#### GIVEN INFORMATION
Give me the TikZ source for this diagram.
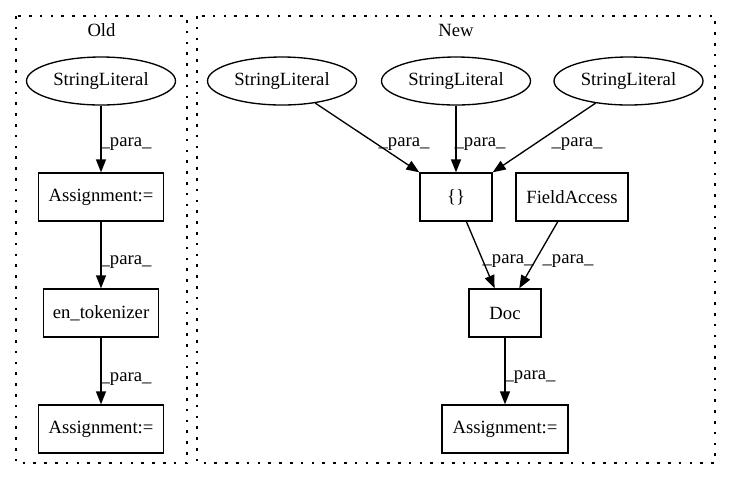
\documentclass[tikz,border=0pt]{standalone}
\usepackage{fontspec}
\setmainfont{Liberation Serif}
\usetikzlibrary{arrows.meta,shapes.geometric}
\begin{document}
\begin{tikzpicture}[x=0.75pt,y=-0.75pt,
  every node/.style={font=\fontsize{14}{16}\selectfont},
  box/.style={draw,line width=1pt,minimum height=36pt,inner sep=0pt},
  oval/.style={draw,ellipse,line width=1pt,minimum width=111.75pt,minimum height=36pt,inner sep=0pt},
  conn/.style={line width=1pt,-{Triangle[length=9.75pt,width=7.5pt]}},
  lbl/.style={anchor=base,inner sep=0pt},
  cluster/.style={draw,line width=0.8pt,dash pattern=on 2pt off 6.1pt}]
\useasboundingbox (0,0) rectangle (731,480);
% clusters
\draw[cluster] (16,16) rectangle (187,463);
\draw[cluster] (197,16) rectangle (715,463);
\node[lbl] (t1) at (101.5,36) {Old};
\node[lbl] (t2) at (456,36) {New};
% Old
\node[oval] (o0) at (101,81) {StringLiteral};
\node[box,minimum width=93.75pt] (o1) at (101,197) {Assignment:=};
\node[box,minimum width=86.25pt] (o2) at (101,313) {en\_tokenizer};
\node[box,minimum width=93.75pt] (o3) at (101,429) {Assignment:=};
\draw[conn] (o0) -- (o1);
\draw[conn] (o1) -- (o2);
\draw[conn] (o2) -- (o3);
\node[lbl] (l1) at (126,146) {\_para\_};
\node[lbl] (l2) at (126,264) {\_para\_};
\node[lbl] (l3) at (126,381) {\_para\_};
% New
\node[oval] (n1) at (282,81) {StringLiteral};
\node[oval] (n2) at (456,81) {StringLiteral};
\node[oval] (n3) at (628.5,81) {StringLiteral};
\node[box,minimum width=54pt] (br) at (456,197) {\{\}};
\node[box,minimum width=84pt] (fa) at (572,197) {FieldAccess};
\node[box,minimum width=54pt] (doc) at (505,313) {Doc};
\node[box,minimum width=94.5pt] (n4) at (505,429) {Assignment:=};
\draw[conn] (n1) -- (br.north west);
\draw[conn] (n2) -- (br);
\draw[conn] (n3) -- (br.north east);
\draw[conn] (br) -- (doc);
\draw[conn] (fa) -- (doc);
\draw[conn] (doc) -- (n4);
\node[lbl] (l4) at (404,146) {\_para\_};
\node[lbl] (l5) at (480,146) {\_para\_};
\node[lbl] (l6) at (577,146) {\_para\_};
\node[lbl] (l7) at (508,263) {\_para\_};
\node[lbl] (l8) at (568,263) {\_para\_};
\node[lbl] (l9) at (530,379) {\_para\_};
\end{tikzpicture}
\end{document}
########
:: TASK ::
Copy each line above precisely, dropping the pictures.

:: WRITTEN ANSWER ::
Give me the TikZ source for this diagram.
\documentclass[tikz,border=0pt]{standalone}
\usepackage{fontspec}
\setmainfont{Liberation Serif}
\usetikzlibrary{arrows.meta,shapes.geometric}
\begin{document}
\begin{tikzpicture}[x=0.75pt,y=-0.75pt,
  every node/.style={font=\fontsize{14}{16}\selectfont},
  box/.style={draw,line width=1pt,minimum height=36pt,inner sep=0pt},
  oval/.style={draw,ellipse,line width=1pt,minimum width=111.75pt,minimum height=36pt,inner sep=0pt},
  conn/.style={line width=1pt,-{Triangle[length=9.75pt,width=7.5pt]}},
  lbl/.style={anchor=base,inner sep=0pt},
  cluster/.style={draw,line width=0.8pt,dash pattern=on 2pt off 6.1pt}]
\useasboundingbox (0,0) rectangle (731,480);
% clusters
\draw[cluster] (16,16) rectangle (187,463);
\draw[cluster] (197,16) rectangle (715,463);
\node[lbl] (t1) at (101.5,36) {Old};
\node[lbl] (t2) at (456,36) {New};
% Old
\node[oval] (o0) at (101,81) {StringLiteral};
\node[box,minimum width=93.75pt] (o1) at (101,197) {Assignment:=};
\node[box,minimum width=86.25pt] (o2) at (101,313) {en\_tokenizer};
\node[box,minimum width=93.75pt] (o3) at (101,429) {Assignment:=};
\draw[conn] (o0) -- (o1);
\draw[conn] (o1) -- (o2);
\draw[conn] (o2) -- (o3);
\node[lbl] (l1) at (126,146) {\_para\_};
\node[lbl] (l2) at (126,264) {\_para\_};
\node[lbl] (l3) at (126,381) {\_para\_};
% New
\node[oval] (n1) at (282,81) {StringLiteral};
\node[oval] (n2) at (456,81) {StringLiteral};
\node[oval] (n3) at (628.5,81) {StringLiteral};
\node[box,minimum width=54pt] (br) at (456,197) {\{\}};
\node[box,minimum width=84pt] (fa) at (572,197) {FieldAccess};
\node[box,minimum width=54pt] (doc) at (505,313) {Doc};
\node[box,minimum width=94.5pt] (n4) at (505,429) {Assignment:=};
\draw[conn] (n1) -- (br.north west);
\draw[conn] (n2) -- (br);
\draw[conn] (n3) -- (br.north east);
\draw[conn] (br) -- (doc);
\draw[conn] (fa) -- (doc);
\draw[conn] (doc) -- (n4);
\node[lbl] (l4) at (404,146) {\_para\_};
\node[lbl] (l5) at (480,146) {\_para\_};
\node[lbl] (l6) at (577,146) {\_para\_};
\node[lbl] (l7) at (508,263) {\_para\_};
\node[lbl] (l8) at (568,263) {\_para\_};
\node[lbl] (l9) at (530,379) {\_para\_};
\end{tikzpicture}
\end{document}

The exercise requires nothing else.